スキップとローファー / Skip and Loafer

『スキップとローファー』とは、高松美咲による日本の漫画作品。『月刊アフタヌーン』(講談社)にて、2018年10月号より連載されている。
官僚を目指すため過疎地から東京の高偏差値高校に進学した岩倉美津未を主人公とする、都会の高校生活を描いた青春コメディ漫画。勉強こそできるものの純粋で少し天然な美津未が、本人も気づかぬうちに都会の高校生であるクラスメイトたちの心をほぐす日常を、ユーモアを交え軽やかに描いている。恋愛だけではなく、思春期の人間関係や自意識、家族との関係もテーマとして取り扱っている。ほんわかとした雰囲気の中にも、思春期特有のリアルな心理描写や人物描写が魅力。
「このマンガがすごい!2020」オトコ編では第7位、「マンガ大賞2020」では第3位にランクインした。2020年第23回文化庁メディア芸術祭マンガ部門にて審査委員会推薦作品に選ばれた。2021年11月にテレビアニメ化が発表されている。

minazukiko8のレビュー・評価・感想

スキップとローファー / Skip and Loafer
10

人生のガイドブックになりうるハートフルストーリー

富山県出身の漫画家・高松美咲による青春漫画作品。今作品は「月刊アフタヌーン」(講談社)にて2018年から連載されており、2023年にはテレビアニメ化された。

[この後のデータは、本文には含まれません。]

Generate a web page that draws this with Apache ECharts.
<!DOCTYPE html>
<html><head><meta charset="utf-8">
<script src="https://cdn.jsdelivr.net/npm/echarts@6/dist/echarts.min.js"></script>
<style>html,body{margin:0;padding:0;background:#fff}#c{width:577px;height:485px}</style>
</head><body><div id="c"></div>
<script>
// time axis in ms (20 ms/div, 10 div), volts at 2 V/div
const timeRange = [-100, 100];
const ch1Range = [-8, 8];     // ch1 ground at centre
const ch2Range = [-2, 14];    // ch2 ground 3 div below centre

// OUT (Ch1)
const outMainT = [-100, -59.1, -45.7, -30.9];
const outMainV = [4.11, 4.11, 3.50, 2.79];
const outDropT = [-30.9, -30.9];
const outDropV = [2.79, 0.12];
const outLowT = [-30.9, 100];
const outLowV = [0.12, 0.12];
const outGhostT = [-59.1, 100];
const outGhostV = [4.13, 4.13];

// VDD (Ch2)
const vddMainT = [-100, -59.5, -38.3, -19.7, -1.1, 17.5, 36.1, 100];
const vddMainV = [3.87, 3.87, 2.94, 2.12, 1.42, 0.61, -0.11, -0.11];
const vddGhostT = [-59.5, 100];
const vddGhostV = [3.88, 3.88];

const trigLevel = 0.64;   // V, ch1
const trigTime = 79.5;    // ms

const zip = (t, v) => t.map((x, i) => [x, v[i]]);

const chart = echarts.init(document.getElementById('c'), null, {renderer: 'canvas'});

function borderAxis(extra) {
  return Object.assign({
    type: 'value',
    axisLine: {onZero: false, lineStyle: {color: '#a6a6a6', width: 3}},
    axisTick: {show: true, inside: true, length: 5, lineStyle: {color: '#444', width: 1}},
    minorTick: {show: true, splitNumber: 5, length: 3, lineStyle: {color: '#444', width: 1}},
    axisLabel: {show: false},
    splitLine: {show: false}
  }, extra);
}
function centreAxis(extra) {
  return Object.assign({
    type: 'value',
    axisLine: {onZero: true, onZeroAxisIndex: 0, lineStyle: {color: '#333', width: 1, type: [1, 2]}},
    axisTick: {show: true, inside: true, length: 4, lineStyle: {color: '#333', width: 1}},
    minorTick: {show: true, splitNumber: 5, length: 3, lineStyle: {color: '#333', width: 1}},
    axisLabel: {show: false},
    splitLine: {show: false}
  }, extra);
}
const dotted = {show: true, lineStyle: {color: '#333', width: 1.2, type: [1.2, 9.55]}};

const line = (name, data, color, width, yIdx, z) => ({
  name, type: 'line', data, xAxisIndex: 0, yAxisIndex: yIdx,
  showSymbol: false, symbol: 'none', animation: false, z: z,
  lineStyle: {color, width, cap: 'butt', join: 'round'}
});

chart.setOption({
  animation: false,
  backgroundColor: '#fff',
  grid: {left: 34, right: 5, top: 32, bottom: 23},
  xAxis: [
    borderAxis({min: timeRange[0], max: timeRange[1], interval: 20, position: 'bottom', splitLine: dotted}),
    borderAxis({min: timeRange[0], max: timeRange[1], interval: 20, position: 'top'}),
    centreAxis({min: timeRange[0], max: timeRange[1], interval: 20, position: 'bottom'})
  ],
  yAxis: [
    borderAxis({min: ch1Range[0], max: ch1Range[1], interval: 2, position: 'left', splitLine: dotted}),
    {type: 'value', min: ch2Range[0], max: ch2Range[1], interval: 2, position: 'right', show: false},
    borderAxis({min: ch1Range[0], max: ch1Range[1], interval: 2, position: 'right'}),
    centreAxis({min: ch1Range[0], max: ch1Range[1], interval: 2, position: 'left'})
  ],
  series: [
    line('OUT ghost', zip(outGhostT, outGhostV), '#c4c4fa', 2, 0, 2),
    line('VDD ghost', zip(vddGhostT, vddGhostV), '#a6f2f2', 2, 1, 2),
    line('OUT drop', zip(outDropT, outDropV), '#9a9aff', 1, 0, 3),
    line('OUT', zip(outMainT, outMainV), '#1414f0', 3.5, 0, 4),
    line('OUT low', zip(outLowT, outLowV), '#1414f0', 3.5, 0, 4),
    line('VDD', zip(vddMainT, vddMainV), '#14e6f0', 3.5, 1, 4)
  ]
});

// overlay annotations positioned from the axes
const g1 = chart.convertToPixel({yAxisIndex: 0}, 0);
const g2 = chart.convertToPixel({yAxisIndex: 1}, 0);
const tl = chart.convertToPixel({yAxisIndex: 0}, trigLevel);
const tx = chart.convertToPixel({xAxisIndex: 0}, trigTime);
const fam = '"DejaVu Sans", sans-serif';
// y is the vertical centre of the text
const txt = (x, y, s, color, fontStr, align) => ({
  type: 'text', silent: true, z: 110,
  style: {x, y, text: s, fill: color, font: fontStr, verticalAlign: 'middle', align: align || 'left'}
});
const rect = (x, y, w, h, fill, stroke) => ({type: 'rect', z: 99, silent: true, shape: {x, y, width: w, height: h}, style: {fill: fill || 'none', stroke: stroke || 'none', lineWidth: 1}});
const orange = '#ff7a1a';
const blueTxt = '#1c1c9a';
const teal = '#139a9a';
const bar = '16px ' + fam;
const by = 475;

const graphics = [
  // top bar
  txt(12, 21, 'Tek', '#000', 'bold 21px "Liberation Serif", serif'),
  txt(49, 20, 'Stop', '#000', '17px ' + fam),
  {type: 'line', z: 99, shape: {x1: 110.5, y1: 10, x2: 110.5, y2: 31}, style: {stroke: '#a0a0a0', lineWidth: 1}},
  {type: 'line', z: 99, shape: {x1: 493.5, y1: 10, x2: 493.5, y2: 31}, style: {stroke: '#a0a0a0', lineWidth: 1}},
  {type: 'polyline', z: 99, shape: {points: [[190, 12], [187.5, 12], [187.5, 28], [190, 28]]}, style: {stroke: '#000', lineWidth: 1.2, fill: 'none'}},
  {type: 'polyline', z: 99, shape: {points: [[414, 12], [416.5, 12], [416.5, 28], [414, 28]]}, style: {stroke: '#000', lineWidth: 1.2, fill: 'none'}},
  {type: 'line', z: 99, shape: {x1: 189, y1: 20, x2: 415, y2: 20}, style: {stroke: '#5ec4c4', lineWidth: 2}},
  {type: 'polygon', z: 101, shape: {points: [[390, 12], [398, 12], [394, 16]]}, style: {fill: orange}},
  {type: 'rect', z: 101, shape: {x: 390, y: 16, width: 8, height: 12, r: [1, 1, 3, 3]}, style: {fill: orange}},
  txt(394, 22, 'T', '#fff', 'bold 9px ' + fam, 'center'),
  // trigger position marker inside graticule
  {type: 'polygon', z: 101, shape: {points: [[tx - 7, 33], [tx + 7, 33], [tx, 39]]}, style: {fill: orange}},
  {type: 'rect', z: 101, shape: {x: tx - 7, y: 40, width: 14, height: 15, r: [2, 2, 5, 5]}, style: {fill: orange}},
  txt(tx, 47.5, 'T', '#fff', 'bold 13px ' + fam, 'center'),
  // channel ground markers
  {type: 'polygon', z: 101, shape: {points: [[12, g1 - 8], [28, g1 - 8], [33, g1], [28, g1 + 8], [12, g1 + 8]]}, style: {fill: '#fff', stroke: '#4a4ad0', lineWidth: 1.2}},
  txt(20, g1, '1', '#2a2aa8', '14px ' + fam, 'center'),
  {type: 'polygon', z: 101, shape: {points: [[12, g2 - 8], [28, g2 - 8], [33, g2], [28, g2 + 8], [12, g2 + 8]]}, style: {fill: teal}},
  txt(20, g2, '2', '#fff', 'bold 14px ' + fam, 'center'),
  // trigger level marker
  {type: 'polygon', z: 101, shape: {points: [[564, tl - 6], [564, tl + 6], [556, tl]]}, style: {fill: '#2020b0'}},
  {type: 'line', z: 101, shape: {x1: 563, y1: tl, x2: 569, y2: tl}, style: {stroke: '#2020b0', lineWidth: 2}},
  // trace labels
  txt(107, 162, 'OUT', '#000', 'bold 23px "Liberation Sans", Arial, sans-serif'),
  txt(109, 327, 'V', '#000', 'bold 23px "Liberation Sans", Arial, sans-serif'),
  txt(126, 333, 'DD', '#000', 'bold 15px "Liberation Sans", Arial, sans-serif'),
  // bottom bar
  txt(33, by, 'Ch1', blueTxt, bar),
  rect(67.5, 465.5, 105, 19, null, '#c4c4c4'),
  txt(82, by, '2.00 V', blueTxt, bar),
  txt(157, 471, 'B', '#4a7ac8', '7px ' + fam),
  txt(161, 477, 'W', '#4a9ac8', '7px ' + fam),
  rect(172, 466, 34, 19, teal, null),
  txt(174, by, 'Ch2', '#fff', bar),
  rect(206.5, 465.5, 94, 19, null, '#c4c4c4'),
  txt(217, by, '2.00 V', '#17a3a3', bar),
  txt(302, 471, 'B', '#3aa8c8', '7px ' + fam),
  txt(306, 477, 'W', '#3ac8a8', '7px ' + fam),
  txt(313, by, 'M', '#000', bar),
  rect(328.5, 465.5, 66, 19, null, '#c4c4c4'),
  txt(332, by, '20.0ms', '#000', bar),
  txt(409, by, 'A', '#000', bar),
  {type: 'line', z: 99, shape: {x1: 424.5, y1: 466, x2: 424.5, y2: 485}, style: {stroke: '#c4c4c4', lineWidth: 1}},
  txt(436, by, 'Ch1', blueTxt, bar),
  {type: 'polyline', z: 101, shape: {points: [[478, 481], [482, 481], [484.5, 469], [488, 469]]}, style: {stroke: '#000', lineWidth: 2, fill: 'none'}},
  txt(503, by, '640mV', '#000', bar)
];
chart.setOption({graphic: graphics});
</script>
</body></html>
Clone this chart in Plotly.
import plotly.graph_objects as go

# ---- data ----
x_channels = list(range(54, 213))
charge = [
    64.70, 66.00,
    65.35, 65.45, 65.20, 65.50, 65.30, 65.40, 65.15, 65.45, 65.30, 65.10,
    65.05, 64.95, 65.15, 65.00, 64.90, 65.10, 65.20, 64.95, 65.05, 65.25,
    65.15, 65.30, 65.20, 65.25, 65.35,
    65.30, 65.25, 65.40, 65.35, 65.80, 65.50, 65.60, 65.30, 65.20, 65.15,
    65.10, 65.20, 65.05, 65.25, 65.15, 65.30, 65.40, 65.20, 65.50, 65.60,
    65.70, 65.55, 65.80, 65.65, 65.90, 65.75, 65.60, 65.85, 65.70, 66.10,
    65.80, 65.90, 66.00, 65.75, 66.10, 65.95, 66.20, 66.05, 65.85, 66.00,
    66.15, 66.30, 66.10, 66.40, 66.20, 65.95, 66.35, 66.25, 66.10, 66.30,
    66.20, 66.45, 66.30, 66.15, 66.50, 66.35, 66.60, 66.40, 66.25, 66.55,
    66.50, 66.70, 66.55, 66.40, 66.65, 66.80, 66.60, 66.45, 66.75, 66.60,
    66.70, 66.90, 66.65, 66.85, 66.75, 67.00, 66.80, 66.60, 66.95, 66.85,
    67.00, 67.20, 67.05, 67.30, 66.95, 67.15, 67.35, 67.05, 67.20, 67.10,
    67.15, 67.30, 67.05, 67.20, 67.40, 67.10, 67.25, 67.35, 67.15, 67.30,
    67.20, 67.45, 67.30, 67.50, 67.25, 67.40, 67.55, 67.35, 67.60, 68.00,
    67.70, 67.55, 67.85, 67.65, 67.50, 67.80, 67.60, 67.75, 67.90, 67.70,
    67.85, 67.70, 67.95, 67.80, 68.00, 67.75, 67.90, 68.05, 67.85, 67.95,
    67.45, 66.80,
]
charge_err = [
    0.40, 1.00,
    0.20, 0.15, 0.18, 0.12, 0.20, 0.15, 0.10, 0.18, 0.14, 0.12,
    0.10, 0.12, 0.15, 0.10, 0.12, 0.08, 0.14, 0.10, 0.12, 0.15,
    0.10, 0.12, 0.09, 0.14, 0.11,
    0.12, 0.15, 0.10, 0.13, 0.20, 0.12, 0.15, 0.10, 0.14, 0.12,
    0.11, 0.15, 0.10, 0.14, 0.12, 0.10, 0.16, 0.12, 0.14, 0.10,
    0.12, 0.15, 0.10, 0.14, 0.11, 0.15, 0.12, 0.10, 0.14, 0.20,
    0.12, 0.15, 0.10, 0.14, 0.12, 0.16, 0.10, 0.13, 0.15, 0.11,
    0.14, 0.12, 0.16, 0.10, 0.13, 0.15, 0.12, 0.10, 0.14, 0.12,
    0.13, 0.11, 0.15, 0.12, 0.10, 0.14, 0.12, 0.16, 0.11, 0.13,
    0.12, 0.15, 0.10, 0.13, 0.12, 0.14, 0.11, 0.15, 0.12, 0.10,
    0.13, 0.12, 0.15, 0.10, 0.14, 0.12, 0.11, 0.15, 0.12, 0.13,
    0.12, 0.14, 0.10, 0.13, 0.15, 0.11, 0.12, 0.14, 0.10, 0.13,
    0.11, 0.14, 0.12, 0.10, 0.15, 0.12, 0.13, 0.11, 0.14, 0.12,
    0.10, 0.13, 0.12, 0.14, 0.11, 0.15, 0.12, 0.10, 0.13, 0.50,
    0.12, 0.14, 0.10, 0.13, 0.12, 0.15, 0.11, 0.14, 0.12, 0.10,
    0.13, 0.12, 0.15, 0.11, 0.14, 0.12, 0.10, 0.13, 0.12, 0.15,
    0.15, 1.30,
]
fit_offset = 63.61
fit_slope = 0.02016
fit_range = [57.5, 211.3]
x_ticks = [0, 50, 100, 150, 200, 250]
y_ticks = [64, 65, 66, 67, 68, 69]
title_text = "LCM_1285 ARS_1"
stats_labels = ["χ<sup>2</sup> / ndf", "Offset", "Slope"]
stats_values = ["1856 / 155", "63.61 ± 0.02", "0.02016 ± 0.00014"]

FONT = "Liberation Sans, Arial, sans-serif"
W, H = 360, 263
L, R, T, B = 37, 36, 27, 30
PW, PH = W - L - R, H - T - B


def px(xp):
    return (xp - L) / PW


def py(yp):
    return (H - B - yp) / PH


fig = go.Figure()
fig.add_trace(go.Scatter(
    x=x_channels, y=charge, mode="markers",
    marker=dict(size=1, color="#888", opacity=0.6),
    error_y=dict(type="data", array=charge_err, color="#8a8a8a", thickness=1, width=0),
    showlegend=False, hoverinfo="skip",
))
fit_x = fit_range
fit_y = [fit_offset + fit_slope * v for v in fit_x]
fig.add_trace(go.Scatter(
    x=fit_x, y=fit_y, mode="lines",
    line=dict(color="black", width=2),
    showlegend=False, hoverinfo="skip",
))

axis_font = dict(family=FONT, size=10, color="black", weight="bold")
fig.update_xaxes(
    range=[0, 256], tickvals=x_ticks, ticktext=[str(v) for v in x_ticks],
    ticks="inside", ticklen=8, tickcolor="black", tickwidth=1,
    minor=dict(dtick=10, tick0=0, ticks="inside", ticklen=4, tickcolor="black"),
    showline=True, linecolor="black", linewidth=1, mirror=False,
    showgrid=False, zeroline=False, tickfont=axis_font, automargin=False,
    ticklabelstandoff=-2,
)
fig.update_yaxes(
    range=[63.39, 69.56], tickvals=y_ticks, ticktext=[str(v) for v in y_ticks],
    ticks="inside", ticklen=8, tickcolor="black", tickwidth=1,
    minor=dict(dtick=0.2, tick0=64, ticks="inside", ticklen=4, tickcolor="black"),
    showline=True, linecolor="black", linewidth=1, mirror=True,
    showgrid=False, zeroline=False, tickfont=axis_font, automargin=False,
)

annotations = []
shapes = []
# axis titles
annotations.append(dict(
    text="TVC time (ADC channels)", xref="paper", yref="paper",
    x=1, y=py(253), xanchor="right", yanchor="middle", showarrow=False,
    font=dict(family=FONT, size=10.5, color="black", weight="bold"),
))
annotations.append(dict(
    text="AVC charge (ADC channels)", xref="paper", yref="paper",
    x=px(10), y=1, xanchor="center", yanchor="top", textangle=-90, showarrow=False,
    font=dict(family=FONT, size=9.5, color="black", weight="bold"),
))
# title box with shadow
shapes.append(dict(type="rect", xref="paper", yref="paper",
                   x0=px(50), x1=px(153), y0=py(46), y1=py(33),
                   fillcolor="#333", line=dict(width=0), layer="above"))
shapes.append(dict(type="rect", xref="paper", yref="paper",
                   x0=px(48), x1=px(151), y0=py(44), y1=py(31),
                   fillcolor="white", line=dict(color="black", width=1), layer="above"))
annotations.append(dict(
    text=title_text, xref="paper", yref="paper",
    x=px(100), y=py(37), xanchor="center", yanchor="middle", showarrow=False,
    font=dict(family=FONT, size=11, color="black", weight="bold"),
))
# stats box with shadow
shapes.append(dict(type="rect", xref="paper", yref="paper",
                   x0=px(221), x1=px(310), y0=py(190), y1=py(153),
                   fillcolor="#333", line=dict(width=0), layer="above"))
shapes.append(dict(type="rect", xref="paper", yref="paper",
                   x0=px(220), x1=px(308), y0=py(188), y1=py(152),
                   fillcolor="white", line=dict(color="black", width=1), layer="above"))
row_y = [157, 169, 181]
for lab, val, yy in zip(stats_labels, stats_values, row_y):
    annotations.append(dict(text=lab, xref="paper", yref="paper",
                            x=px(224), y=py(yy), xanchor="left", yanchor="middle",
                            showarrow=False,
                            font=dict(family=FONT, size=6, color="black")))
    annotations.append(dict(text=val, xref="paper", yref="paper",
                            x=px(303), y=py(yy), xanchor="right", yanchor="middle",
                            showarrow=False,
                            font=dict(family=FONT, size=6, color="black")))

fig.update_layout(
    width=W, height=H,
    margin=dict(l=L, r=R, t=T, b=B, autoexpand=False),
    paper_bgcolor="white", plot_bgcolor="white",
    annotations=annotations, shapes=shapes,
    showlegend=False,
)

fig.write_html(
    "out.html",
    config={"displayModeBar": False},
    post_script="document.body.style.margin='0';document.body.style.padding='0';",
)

主人公の岩倉美津未は、田舎から東京の高偏差値の高校に首席で入学した高校1年生。将来は過疎化が深刻な故郷の役に立ちたいと、官僚になることを夢見ている。そんな美津未は入学式当日、大都会の通勤ラッシュに巻き込まれ、完全に迷子になってしまう。駅で落ち込んでいる美津未に同じ制服を着た志摩聡介が声をかけ、一緒に入学式へ向かうところから物語が始まる。

この作品に触れた全ての人があの学生時代に抱いた懐かしい気持ちを思い出すだろう。
美津未は真面目で勉学に励むおかっぱ頭の女の子。純粋でまっすぐで何事にも一生懸命だが、天然な一面もありどこか危なっかしい。失敗してしまっても空回っても諦めず、目の前にあることと向き合う。
高校での新しい生活が始まり、人間関係など様々なことに悩む美津未。きっと誰もが経験したことがあるであろうどこかモヤモヤした気持ちと美津未も自分なりに向き合う。どんなに躓き、転んでも何度だって立ち上がる。そんな美津未を見ていると応援せずにはいられない。しかし読み進めているといつの間にか美津未のその健気なまっすぐな姿に励まされていることに気づくだろう。

またこの作品の魅力的なポイントはどの登場人物の心情にも共感できるところである。一見、少し意地悪だったり無愛想に感じる人物であっても話を重ねるごとにどこか憎めなくなる。主人公の美津未だけでなく、彼女を取り巻くクラスメイトたちひとりひとりも丁寧に描かれていることもこの作品の素晴らしさである。

新しいことに挑戦しようとしている人や人間関係など何か悩んでいる人にぜひ読んでほしい。そっと背中を押してくれる、心温まる漫画作品である。